What Netflix Gets—And What It Buys Into
- HBO, DC Entertainment, CNN, TBS, TNT and a 100-year Warner film vault.
- A still-profitable theatrical pipeline that Netflix has never owned.
- ~4,000 additional proprietary titles to feed the recommendation algorithm.
- An extra $42 billion in balance-sheet leverage once the deal closes.
Why the Market Voted “No”
Since the announcement Netflix has surrendered 20% of its market cap, wiping out roughly $58 billion in shareholder value—almost the entire equity value of WBD at Friday’s close. The message: investors fear Netflix just purchased low-growth legacy assets at peak prices.
Engagement Plateau: The Hidden Catalyst
Netflix’s own Engagement Report shows global hours watched up only 2% year-over-year in H2 2025. With ad-tier growth decelerating and password-sharing tailwinds fading, management appears to be buying revenue instead of earning it.
Valuation Shock: Six Years of Profits in One Shot
The $72 billion cash component equals:
- 6.1× Netflix’s trailing net income.
- 4.3× its 2025 content cash spend.
- 18× WBD’s 2025 EBITDA—rich versus Disney’s 12× multiple for Marvel/Lucasfilm.
Management insists “synergies” will justify the premium, yet provided no numerical roadmap on the January earnings call.
Regulatory Roulette
The deal needs sign-off in Washington, Brussels, and Beijing. DOJ antitrust staff have already requested internal documents on streaming market definition. A renewed Paramount-Skydance counter-bid—still alive according to multiple proxy solicitors—could force Netflix to sweeten terms or walk.
Balance-Sheet Aftershock
Netflix exited Q3 with $8.6 billion in gross debt and $5.9 billion in cash. Financing the purchase will likely triple leverage to 3.2× EBITDA, just as the Fed signals slower rate cuts. Each additional 50 bps on the term loan adds roughly $360 million in annual interest—equal to the company’s entire 2025 marketing budget.
What History Tells Us
The last time a growth stock paid big cash for legacy media was AOL–Time Warner in 2000. That deal destroyed $200 billion in shareholder value when broadband adoption upended the cable bundle. Today, connected-TV adoption is saturating and the next shift—AI-generated content—threatens to commoditise exactly the libraries Netflix is buying.
Investor Playbook: Three Scenarios
- Deal Approved, Synergies Delivered (25% odds): Netflix hits 400 million subs by 2028, EBITDA margins expand 300 bps, stock re-rates to 30× FCF. Upside to $650.

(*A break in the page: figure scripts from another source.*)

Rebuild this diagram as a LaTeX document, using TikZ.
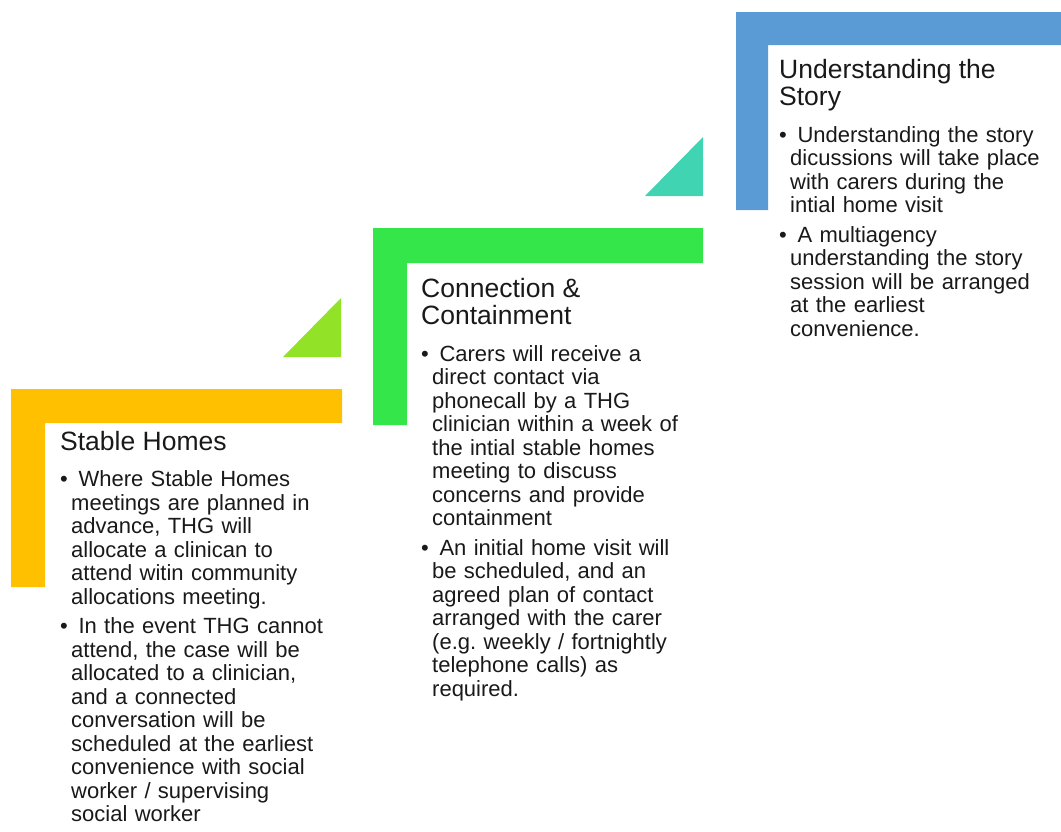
\documentclass[tikz,border=0pt]{standalone}
\usepackage{fontspec}
\setmainfont{Liberation Sans}
\definecolor{stepgold}{RGB}{255, 192, 0}
\definecolor{steplime}{RGB}{146, 226, 40}
\definecolor{stepgreen}{RGB}{52, 230, 74}
\definecolor{stepteal}{RGB}{64, 212, 178}
\definecolor{stepblue}{RGB}{91, 155, 213}
\definecolor{textgray}{RGB}{25, 25, 25}

\newcommand{\steptitle}[1]{{\fontsize{26.5}{27.5}\selectfont\noindent\rule{0pt}{20pt}#1\par}\vspace{13pt}}
\newcommand{\stepitem}[1]{\par\hangindent=11pt\hangafter=1\noindent\makebox[11pt][l]{\textbullet}\ #1\par}

\begin{document}
\begin{tikzpicture}[x=1pt, y=-1pt,
        stepbox/.style={anchor=north west, inner sep=0pt, text width=280pt, align=left, text=textgray, font=\fontsize{22}{23.5}\selectfont\frenchspacing}
    ]
        \useasboundingbox (0,0) rectangle (1061,831);

        % corner brackets of the three steps
        \fill[stepgold] (11,389) -- (342,389) -- (342,423) -- (45,423) -- (45,587) -- (11,587) -- cycle;
        \fill[stepgreen] (373,228) -- (703,228) -- (703,263) -- (407,263) -- (407,425) -- (373,425) -- cycle;
        \fill[stepblue] (736,12) -- (1061,12) -- (1061,45) -- (768,45) -- (768,210) -- (736,210) -- cycle;

        % small triangles between the steps
        \fill[steplime] (283,357) -- (341,357) -- (341,298) -- cycle;
        \fill[stepteal] (645,196) -- (703,196) -- (703,137) -- cycle;

        \node[stepbox] (stable) at (60,430) {\steptitle{Stable Homes}
            \stepitem{Where Stable Homes\newline meetings are planned in\newline advance, THG will\newline allocate a clinican to\newline attend witin community\newline allocations meeting.}
            \vspace{6pt}
            \stepitem{In the event THG cannot\newline attend, the case will be\newline allocated to a clinician,\newline and a connected\newline conversation will be\newline scheduled at the earliest\newline convenience with social\newline worker / supervising\newline social worker}};

        \node[stepbox] (connection) at (421,277) {\steptitle{Connection \&\\ Containment}
            \stepitem{Carers will receive a\newline direct contact via\newline phonecall by a THG\newline clinician within a week of\newline the intial stable homes\newline meeting to discuss\newline concerns and provide\newline containment}
            \vspace{6pt}
            \stepitem{An initial home visit will\newline be scheduled, and an\newline agreed plan of contact\newline arranged with the carer\newline (e.g. weekly / fortnightly\newline telephone calls) as\newline required.}};

        \node[stepbox] (story) at (779,58) {\steptitle{Understanding the\\ Story}
            \stepitem{Understanding the story\newline dicussions will take place\newline with carers during the\newline intial home visit}
            \vspace{6pt}
            \stepitem{A multiagency\newline understanding the story\newline session will be arranged\newline at the earliest\newline convenience.}};
    \end{tikzpicture}
\end{document}
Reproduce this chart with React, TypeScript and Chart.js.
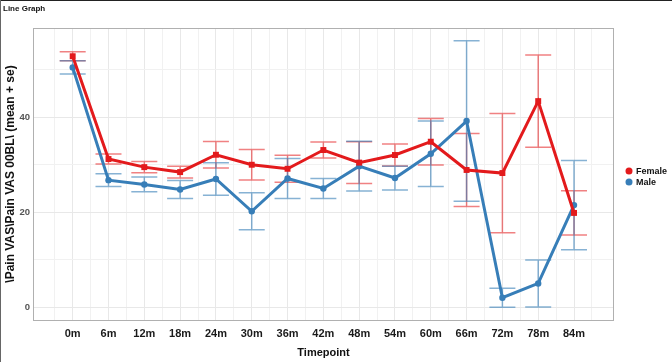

- Deal Closes, Integration Drags (50% odds): Leverage spikes, content cost inflation persists, EPS growth flat-lines. Multiple compresses to 18×. Fair value $420.
- Deal Blocked or Walked (25% odds): Netflix buys back stock instead, rerating to historical 25× forward earnings. Stock rebounds to $510.
Expected-value price target: $470, essentially flat versus pre-deal levels, implying the market has already priced in a middling outcome.
Bottom Line
Netflix built a $240 billion empire by disrupting Hollywood. The Warner bid signals management believes organic growth is no longer enough. Until Netflix quantifies cost savings, clarifies HBOMax strategy, and proves it can monetise WBD IP faster than the interest meter ticks, shareholders are right to keep one thumb on the sell button.